• [AIM OF THE TASK] Begin with the first line of the listing and quote every line through the one containing "-34.8, -34.3, -33.8];"; give only those lines.
========================
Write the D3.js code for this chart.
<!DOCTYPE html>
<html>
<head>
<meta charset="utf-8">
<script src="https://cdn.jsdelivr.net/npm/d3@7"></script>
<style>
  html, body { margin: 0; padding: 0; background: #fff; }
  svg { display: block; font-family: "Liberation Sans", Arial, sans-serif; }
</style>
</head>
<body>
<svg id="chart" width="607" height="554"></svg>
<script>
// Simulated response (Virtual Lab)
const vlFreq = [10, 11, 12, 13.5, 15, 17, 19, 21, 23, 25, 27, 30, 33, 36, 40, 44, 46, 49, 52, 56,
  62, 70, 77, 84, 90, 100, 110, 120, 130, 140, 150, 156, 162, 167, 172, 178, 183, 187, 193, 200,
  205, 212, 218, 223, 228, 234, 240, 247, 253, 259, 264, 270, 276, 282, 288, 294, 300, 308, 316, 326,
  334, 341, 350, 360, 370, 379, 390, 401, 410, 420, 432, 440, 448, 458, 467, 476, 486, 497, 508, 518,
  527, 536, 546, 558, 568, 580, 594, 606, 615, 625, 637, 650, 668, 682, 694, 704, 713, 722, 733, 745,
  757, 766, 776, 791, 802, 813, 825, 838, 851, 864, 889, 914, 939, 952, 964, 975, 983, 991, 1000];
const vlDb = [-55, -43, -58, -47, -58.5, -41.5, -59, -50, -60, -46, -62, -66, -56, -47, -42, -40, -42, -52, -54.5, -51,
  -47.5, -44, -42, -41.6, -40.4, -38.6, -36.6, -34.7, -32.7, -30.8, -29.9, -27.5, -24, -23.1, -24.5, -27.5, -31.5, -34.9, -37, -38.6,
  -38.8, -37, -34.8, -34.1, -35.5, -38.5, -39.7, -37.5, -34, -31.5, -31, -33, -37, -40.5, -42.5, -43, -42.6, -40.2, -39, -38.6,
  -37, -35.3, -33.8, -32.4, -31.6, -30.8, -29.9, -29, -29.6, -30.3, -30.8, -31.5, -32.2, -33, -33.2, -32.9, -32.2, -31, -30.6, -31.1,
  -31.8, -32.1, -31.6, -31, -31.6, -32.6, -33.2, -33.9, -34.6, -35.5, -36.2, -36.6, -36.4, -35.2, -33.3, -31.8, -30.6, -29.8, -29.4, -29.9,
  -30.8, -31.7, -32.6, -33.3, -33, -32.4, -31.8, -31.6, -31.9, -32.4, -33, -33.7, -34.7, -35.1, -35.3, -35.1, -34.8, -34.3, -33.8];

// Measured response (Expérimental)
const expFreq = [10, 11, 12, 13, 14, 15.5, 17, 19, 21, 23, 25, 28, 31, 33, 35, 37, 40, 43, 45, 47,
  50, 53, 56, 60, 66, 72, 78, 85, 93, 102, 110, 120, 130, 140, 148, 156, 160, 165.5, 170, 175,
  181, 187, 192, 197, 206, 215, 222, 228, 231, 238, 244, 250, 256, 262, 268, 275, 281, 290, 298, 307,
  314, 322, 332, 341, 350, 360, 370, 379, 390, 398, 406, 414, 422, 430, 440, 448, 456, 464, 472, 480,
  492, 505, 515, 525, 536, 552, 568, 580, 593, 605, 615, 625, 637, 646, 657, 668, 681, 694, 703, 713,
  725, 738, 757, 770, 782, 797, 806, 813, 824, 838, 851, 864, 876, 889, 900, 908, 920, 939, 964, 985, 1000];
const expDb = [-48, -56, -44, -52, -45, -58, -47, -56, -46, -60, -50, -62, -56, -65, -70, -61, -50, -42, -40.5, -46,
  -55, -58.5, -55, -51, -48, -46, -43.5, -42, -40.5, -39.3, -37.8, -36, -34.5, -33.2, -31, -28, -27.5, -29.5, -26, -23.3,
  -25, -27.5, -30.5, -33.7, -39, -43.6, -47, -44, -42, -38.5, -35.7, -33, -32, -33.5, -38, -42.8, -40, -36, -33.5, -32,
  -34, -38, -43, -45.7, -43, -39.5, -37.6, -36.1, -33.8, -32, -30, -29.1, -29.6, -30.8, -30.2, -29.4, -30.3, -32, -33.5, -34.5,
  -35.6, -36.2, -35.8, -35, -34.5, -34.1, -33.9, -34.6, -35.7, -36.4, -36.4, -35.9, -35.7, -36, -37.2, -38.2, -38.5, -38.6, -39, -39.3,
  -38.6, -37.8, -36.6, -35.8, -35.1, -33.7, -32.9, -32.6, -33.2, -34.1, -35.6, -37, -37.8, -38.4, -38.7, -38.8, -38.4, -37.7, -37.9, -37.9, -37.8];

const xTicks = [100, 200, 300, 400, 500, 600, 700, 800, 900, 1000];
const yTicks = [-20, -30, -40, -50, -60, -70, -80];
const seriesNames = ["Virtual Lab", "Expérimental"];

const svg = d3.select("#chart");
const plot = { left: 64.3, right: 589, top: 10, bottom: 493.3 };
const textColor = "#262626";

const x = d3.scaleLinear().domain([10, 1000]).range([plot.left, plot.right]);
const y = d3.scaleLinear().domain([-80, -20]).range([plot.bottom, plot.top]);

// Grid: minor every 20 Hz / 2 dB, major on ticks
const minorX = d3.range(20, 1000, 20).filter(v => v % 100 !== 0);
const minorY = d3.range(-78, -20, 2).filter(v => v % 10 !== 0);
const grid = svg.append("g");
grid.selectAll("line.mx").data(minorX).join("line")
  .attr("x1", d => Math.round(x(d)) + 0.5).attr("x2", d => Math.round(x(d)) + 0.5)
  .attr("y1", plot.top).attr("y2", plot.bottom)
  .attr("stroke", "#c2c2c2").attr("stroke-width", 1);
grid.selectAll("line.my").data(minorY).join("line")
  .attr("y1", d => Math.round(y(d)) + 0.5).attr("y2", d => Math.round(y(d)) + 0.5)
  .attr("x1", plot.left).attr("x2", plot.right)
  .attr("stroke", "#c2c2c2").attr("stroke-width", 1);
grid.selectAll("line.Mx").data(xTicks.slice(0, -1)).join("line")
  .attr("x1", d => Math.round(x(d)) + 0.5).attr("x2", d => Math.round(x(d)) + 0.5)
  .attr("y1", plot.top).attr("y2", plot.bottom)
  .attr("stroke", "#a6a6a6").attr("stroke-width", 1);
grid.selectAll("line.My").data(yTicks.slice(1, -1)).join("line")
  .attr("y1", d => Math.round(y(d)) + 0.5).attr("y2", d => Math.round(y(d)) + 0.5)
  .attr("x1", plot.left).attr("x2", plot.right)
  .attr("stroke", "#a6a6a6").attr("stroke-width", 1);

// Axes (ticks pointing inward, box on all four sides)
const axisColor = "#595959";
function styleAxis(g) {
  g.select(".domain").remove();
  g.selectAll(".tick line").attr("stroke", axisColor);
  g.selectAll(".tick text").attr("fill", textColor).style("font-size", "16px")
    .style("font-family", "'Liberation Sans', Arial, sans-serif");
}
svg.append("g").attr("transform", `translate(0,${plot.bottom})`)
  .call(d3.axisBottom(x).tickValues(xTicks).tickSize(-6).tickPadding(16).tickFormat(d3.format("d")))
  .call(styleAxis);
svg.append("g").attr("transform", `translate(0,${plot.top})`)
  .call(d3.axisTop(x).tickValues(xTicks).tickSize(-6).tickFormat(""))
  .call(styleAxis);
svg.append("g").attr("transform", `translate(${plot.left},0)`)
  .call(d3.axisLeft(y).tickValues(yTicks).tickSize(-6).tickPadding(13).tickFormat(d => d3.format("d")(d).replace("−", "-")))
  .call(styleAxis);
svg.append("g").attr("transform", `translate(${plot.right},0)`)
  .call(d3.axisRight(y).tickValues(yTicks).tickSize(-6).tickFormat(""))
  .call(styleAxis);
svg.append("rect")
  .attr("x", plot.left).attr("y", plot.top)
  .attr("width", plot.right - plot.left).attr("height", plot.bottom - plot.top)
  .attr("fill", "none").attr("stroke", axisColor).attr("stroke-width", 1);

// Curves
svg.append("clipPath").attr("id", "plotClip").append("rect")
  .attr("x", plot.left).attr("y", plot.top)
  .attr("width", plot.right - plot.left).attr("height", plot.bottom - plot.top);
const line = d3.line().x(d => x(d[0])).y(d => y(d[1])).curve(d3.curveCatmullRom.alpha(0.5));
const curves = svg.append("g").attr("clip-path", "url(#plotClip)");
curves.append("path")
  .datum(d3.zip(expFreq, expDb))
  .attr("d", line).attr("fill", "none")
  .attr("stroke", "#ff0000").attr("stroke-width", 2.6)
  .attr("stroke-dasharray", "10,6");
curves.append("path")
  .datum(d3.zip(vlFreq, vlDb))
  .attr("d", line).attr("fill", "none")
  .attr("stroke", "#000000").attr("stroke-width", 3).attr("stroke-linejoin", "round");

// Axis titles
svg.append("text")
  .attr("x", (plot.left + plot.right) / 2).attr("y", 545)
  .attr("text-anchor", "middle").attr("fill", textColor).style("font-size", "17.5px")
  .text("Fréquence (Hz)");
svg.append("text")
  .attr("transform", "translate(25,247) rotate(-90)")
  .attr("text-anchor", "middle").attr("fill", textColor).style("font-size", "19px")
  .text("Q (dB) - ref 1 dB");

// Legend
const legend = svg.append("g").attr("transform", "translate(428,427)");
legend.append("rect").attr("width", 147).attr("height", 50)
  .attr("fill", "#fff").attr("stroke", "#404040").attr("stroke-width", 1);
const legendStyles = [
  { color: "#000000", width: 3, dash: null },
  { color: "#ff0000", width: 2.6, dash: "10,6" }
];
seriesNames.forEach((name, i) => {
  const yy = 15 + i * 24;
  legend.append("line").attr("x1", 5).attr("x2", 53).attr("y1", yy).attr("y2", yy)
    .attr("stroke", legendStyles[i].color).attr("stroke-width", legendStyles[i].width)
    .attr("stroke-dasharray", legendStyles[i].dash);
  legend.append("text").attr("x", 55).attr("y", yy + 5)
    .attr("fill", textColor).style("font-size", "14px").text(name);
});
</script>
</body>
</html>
========================
• [REPLY]
Write the D3.js code for this chart.
<!DOCTYPE html>
<html>
<head>
<meta charset="utf-8">
<script src="https://cdn.jsdelivr.net/npm/d3@7"></script>
<style>
  html, body { margin: 0; padding: 0; background: #fff; }
  svg { display: block; font-family: "Liberation Sans", Arial, sans-serif; }
</style>
</head>
<body>
<svg id="chart" width="607" height="554"></svg>
<script>
// Simulated response (Virtual Lab)
const vlFreq = [10, 11, 12, 13.5, 15, 17, 19, 21, 23, 25, 27, 30, 33, 36, 40, 44, 46, 49, 52, 56,
  62, 70, 77, 84, 90, 100, 110, 120, 130, 140, 150, 156, 162, 167, 172, 178, 183, 187, 193, 200,
  205, 212, 218, 223, 228, 234, 240, 247, 253, 259, 264, 270, 276, 282, 288, 294, 300, 308, 316, 326,
  334, 341, 350, 360, 370, 379, 390, 401, 410, 420, 432, 440, 448, 458, 467, 476, 486, 497, 508, 518,
  527, 536, 546, 558, 568, 580, 594, 606, 615, 625, 637, 650, 668, 682, 694, 704, 713, 722, 733, 745,
  757, 766, 776, 791, 802, 813, 825, 838, 851, 864, 889, 914, 939, 952, 964, 975, 983, 991, 1000];
const vlDb = [-55, -43, -58, -47, -58.5, -41.5, -59, -50, -60, -46, -62, -66, -56, -47, -42, -40, -42, -52, -54.5, -51,
  -47.5, -44, -42, -41.6, -40.4, -38.6, -36.6, -34.7, -32.7, -30.8, -29.9, -27.5, -24, -23.1, -24.5, -27.5, -31.5, -34.9, -37, -38.6,
  -38.8, -37, -34.8, -34.1, -35.5, -38.5, -39.7, -37.5, -34, -31.5, -31, -33, -37, -40.5, -42.5, -43, -42.6, -40.2, -39, -38.6,
  -37, -35.3, -33.8, -32.4, -31.6, -30.8, -29.9, -29, -29.6, -30.3, -30.8, -31.5, -32.2, -33, -33.2, -32.9, -32.2, -31, -30.6, -31.1,
  -31.8, -32.1, -31.6, -31, -31.6, -32.6, -33.2, -33.9, -34.6, -35.5, -36.2, -36.6, -36.4, -35.2, -33.3, -31.8, -30.6, -29.8, -29.4, -29.9,
  -30.8, -31.7, -32.6, -33.3, -33, -32.4, -31.8, -31.6, -31.9, -32.4, -33, -33.7, -34.7, -35.1, -35.3, -35.1, -34.8, -34.3, -33.8];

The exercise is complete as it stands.